- **The exercise**: Without the pictures, please reproduce only the lines from the one with "Give me the matplotlib source for this chart." through the one with "plt.rcParams['font.family'] = ['Liberation", both included.

- **Supplied material**:
= = =
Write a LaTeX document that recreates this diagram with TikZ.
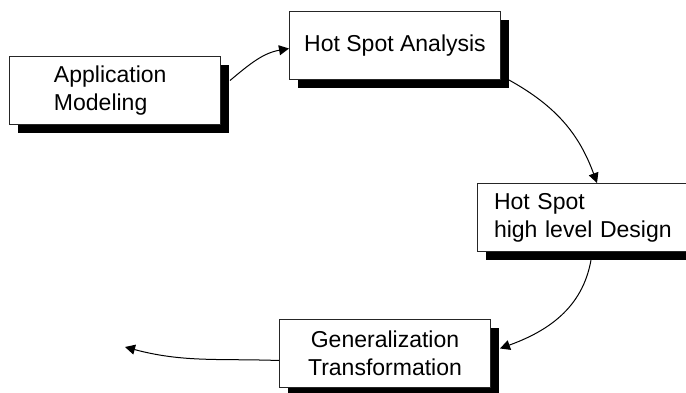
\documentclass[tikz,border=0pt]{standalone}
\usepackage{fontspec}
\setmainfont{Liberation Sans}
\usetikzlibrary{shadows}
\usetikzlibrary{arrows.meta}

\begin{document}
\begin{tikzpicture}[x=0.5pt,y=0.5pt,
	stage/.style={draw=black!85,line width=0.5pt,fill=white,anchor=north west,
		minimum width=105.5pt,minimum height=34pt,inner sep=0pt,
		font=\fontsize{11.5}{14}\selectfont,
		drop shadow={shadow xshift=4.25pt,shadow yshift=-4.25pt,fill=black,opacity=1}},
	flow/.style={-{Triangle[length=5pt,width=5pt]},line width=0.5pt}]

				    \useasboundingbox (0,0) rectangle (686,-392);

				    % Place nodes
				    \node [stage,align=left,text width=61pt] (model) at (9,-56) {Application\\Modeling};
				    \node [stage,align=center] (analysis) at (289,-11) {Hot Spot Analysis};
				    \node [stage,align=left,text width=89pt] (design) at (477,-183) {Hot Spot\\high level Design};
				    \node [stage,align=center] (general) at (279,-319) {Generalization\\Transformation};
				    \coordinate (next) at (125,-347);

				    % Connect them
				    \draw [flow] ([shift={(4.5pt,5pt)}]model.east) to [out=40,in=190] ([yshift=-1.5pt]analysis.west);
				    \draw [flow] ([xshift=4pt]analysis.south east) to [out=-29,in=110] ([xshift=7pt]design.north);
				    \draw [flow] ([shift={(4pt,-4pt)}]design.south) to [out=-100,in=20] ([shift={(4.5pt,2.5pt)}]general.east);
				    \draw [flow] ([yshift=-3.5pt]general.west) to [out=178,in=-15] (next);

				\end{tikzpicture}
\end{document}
= = =
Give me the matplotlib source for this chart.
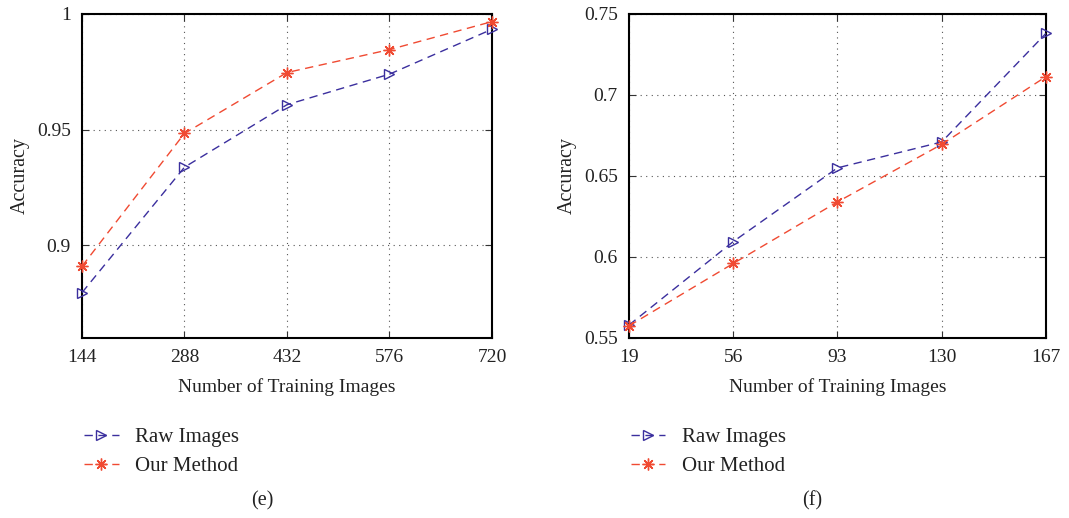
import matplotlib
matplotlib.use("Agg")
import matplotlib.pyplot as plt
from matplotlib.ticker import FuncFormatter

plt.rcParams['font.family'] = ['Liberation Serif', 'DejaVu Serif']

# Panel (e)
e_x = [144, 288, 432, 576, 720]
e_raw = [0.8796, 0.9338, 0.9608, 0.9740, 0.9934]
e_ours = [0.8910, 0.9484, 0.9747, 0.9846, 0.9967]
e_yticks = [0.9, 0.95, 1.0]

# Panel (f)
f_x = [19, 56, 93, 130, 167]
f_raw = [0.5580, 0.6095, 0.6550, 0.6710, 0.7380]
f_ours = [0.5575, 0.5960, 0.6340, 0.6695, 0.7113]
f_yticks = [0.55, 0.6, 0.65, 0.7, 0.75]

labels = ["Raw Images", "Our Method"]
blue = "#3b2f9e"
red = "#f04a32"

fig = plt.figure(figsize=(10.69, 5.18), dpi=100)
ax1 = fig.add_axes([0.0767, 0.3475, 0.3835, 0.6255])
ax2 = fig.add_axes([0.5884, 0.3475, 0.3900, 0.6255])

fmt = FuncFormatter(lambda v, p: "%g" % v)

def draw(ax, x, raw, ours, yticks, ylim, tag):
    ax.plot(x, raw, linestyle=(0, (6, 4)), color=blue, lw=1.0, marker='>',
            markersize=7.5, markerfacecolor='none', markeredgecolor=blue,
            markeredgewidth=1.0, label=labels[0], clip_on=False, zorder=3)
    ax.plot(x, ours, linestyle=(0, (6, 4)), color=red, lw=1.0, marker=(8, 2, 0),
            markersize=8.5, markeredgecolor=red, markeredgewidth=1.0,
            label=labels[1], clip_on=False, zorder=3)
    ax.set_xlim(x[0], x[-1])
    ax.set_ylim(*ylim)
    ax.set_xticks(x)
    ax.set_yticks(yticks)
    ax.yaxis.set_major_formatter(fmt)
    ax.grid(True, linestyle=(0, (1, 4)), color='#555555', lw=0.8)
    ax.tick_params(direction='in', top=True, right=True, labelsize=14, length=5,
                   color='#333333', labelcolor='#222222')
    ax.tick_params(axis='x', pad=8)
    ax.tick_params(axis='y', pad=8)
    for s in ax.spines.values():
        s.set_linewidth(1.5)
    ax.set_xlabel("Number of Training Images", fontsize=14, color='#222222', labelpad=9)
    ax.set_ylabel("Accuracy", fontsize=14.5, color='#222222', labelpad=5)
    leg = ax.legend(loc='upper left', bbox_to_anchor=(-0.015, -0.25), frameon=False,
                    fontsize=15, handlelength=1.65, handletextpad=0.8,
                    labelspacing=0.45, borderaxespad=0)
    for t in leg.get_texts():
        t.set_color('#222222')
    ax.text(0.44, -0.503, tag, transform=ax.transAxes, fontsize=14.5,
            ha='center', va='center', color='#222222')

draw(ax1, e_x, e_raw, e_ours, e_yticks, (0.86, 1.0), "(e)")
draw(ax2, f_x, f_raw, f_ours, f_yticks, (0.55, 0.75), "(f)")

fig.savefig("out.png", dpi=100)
= = =
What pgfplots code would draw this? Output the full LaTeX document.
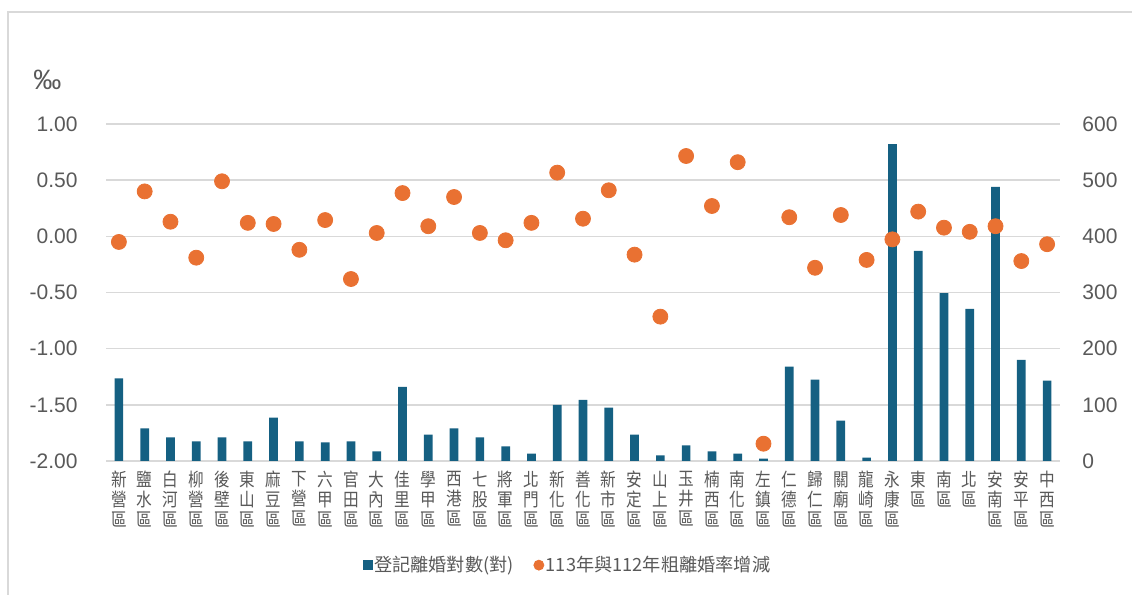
= = =
- **Full response**:
Give me the matplotlib source for this chart.
import matplotlib
matplotlib.use("Agg")
import matplotlib.pyplot as plt
from matplotlib.ticker import FuncFormatter

plt.rcParams['font.family'] = ['Liberation Serif', 'DejaVu Serif']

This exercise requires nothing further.